**Goal:** From the entries that follow, gather each line holding the word "this".
-- start of Supplied material --
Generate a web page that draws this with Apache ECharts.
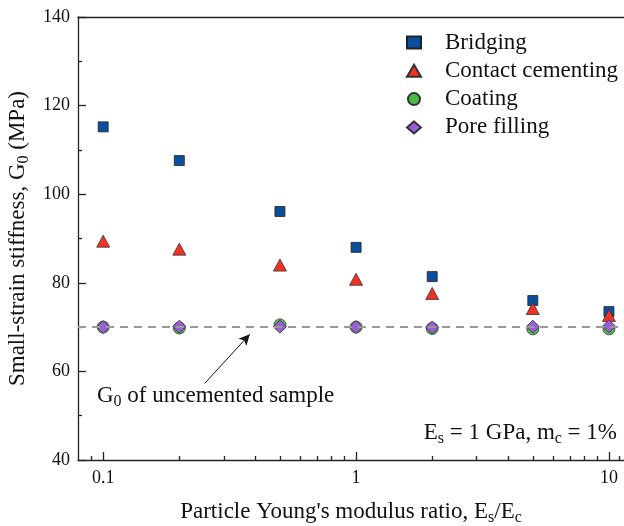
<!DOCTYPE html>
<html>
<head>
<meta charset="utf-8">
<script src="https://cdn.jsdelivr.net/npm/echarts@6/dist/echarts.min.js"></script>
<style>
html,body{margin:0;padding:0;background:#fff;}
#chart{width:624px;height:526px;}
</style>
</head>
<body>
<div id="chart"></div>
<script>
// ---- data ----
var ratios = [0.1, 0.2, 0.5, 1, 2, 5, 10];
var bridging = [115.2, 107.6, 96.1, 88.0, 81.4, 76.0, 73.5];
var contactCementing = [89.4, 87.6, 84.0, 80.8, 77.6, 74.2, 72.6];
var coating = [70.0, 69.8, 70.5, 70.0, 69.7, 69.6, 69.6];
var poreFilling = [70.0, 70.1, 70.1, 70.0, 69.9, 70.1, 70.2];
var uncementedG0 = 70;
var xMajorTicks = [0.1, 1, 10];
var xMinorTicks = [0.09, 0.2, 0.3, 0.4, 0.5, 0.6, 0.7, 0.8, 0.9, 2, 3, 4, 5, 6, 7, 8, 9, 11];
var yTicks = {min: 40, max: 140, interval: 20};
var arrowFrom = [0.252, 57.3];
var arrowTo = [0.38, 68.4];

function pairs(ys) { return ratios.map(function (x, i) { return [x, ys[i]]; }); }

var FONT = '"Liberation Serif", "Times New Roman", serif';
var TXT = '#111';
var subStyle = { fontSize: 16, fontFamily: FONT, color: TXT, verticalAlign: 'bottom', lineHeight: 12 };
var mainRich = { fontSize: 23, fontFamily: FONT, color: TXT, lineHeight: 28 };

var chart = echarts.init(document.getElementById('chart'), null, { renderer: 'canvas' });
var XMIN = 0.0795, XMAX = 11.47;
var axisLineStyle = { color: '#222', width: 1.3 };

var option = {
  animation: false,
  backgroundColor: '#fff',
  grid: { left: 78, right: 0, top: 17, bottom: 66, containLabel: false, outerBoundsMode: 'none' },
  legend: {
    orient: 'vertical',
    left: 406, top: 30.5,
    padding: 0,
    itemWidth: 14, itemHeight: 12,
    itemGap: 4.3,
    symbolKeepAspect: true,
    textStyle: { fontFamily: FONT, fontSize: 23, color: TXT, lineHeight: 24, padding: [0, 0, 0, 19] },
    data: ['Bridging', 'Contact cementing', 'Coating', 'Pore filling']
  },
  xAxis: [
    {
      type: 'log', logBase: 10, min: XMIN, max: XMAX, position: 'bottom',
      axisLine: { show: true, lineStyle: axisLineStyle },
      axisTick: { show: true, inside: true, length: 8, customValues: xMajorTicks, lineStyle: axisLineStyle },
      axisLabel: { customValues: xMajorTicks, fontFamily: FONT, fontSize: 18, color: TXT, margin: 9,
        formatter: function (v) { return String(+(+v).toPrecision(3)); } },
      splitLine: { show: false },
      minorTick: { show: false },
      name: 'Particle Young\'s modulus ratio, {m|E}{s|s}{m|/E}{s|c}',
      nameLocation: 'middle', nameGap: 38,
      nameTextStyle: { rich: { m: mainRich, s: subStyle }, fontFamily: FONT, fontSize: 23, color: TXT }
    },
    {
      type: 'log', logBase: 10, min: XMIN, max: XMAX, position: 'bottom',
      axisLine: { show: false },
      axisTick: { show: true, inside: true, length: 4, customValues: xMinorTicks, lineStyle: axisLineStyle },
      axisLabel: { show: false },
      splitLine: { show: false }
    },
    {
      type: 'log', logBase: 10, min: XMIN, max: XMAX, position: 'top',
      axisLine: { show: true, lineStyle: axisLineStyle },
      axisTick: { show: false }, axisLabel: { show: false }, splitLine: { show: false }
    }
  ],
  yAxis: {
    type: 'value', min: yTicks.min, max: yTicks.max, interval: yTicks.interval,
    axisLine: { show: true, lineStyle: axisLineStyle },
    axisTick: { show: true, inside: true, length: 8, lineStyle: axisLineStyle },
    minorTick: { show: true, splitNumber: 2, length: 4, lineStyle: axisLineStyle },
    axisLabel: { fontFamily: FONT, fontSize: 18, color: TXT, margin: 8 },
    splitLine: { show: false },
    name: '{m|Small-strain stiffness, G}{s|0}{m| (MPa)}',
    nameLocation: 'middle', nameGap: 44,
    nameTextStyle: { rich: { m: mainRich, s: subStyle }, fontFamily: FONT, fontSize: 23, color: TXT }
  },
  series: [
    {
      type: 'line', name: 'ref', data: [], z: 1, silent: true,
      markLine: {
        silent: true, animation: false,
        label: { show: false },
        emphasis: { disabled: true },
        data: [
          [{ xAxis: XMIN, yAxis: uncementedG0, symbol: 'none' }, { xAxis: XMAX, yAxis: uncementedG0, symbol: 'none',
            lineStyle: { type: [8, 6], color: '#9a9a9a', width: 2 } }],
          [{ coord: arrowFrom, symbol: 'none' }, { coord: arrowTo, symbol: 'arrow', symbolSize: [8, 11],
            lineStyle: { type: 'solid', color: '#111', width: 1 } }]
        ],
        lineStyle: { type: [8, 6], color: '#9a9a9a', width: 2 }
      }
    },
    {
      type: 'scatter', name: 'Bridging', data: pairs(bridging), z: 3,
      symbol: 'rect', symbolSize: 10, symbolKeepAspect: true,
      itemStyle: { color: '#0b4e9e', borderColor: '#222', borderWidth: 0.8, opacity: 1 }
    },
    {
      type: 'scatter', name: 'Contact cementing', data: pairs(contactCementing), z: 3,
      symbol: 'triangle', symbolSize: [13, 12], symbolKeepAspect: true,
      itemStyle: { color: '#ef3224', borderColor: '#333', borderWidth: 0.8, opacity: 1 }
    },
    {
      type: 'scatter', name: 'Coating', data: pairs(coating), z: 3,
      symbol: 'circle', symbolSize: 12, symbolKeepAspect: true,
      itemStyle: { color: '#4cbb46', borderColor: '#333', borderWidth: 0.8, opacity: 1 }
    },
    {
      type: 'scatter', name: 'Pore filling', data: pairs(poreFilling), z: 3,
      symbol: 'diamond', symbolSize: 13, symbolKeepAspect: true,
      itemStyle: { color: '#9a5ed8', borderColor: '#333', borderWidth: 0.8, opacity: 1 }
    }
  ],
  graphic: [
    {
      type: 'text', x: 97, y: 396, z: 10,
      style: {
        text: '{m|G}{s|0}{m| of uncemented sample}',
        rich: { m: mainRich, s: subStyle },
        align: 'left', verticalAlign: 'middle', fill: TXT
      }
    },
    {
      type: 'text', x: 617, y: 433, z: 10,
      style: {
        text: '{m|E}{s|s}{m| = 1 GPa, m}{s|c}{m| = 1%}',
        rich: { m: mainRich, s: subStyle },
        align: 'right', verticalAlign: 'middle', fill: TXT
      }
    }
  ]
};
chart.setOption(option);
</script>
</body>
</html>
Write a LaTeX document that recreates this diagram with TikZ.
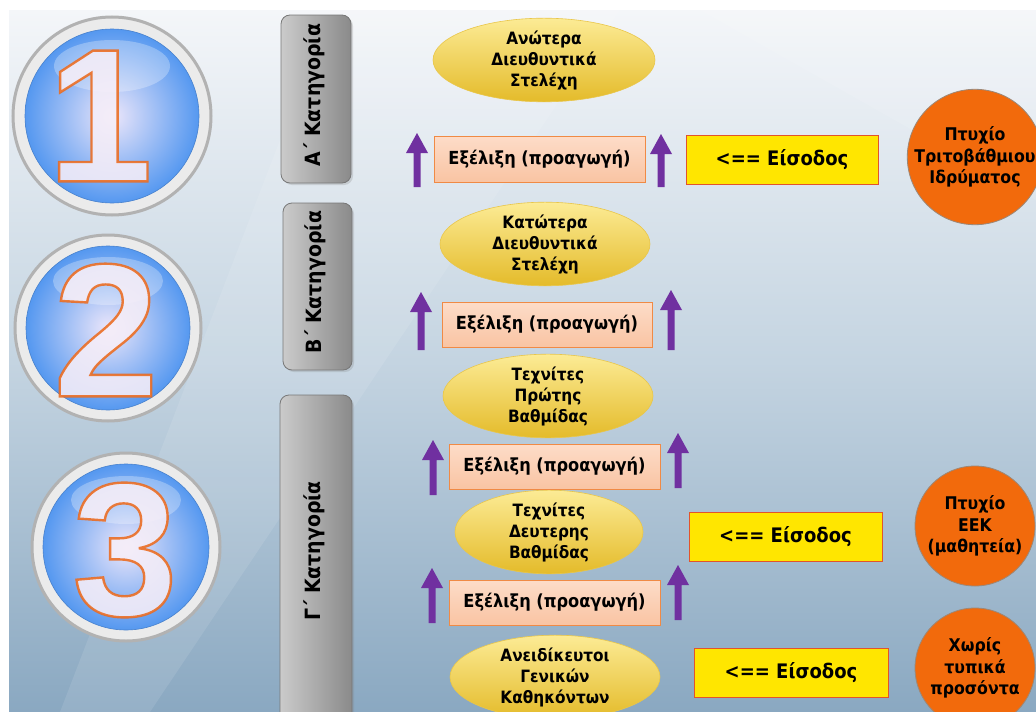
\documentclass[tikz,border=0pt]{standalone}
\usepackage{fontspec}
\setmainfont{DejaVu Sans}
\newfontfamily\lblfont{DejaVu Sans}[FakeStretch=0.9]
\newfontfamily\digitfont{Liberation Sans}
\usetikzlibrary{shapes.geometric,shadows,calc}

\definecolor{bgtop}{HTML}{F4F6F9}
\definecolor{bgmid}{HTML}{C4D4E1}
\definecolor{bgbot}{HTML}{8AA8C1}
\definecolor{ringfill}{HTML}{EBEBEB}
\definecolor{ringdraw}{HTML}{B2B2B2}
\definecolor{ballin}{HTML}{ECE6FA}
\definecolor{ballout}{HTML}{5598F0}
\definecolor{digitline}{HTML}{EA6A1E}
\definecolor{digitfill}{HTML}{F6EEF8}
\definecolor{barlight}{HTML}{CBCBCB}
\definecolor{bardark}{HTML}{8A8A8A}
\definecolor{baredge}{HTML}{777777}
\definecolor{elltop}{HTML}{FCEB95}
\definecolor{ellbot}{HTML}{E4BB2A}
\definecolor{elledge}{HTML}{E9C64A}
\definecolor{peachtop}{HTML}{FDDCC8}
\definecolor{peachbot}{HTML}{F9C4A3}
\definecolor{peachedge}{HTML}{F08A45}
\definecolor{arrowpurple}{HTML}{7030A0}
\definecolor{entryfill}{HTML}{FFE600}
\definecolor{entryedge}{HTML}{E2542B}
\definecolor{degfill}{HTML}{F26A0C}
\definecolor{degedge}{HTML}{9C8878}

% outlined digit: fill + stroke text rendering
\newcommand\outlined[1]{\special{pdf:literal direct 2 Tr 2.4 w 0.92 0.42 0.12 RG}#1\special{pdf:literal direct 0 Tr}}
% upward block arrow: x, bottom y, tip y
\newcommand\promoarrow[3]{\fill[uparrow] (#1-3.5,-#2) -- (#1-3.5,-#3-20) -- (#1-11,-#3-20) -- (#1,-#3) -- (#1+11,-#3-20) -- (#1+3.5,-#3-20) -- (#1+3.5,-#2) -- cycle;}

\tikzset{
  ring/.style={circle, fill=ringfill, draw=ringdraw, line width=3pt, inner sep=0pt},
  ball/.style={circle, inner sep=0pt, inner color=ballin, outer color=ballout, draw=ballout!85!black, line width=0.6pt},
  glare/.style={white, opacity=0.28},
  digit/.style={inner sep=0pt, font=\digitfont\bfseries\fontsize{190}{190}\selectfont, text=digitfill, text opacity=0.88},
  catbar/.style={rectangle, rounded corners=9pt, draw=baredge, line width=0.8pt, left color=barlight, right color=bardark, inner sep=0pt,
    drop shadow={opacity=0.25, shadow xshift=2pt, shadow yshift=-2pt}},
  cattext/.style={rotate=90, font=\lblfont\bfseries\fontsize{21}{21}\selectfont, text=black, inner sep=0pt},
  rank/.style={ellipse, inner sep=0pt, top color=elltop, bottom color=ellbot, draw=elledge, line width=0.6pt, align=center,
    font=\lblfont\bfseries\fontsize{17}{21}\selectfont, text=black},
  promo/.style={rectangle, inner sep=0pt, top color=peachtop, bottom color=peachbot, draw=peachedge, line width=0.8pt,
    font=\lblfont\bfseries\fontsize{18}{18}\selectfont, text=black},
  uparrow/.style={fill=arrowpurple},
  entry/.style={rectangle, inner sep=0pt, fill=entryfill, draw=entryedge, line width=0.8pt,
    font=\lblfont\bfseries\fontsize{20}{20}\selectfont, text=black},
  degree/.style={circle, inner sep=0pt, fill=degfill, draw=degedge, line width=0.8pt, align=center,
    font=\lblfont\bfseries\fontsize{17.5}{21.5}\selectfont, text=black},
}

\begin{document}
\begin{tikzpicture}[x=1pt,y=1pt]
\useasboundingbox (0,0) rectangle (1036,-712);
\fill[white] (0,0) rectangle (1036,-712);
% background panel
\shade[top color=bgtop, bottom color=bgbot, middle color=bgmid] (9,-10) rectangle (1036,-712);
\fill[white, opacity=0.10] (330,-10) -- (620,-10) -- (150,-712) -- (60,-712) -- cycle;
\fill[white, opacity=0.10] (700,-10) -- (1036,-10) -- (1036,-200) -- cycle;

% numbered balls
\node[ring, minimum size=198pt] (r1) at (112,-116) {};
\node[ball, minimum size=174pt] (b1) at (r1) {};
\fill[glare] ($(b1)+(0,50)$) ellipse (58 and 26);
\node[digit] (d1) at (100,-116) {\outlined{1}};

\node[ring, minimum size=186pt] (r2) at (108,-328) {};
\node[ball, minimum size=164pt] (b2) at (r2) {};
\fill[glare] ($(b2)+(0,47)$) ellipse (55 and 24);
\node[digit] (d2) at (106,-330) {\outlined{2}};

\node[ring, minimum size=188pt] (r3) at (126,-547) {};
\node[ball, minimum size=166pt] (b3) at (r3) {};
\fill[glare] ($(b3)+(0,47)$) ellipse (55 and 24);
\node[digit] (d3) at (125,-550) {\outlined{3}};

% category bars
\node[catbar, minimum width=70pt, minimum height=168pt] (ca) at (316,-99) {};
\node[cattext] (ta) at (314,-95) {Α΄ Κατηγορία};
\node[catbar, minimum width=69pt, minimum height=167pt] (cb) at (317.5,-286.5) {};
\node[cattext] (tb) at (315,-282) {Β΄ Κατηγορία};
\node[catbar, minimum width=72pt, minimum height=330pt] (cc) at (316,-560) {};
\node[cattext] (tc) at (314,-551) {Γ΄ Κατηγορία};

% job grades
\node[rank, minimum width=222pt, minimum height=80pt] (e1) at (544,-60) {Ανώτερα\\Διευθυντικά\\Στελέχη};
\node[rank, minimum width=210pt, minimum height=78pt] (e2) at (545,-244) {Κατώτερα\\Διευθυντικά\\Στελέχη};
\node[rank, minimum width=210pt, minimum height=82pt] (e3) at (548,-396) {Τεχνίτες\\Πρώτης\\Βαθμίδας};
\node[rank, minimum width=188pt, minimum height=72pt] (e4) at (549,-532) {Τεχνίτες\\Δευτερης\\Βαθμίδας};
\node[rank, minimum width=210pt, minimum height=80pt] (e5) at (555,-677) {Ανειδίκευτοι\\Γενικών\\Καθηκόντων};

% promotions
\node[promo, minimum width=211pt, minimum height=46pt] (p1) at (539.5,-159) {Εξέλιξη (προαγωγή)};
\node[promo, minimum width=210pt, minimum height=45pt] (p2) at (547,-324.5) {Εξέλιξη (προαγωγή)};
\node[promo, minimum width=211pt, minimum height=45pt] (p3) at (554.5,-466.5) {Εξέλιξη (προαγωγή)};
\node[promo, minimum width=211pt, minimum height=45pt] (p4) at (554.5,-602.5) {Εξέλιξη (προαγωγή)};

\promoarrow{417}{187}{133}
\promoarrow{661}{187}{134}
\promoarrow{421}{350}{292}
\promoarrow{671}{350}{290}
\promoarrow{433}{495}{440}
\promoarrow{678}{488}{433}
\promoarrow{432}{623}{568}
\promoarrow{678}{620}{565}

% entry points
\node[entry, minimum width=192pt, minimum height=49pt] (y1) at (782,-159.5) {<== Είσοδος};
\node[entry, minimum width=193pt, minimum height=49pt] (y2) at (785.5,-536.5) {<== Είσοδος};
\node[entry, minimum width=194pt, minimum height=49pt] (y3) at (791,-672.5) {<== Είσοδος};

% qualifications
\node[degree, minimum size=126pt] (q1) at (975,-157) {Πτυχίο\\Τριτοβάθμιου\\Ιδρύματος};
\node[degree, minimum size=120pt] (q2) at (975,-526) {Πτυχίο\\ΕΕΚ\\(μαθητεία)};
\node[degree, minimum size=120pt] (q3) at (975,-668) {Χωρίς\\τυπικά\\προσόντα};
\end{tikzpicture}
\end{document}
-- end of Supplied material --
**Solved exercise:**
Generate a web page that draws this with Apache ECharts.
Write a LaTeX document that recreates this diagram with TikZ.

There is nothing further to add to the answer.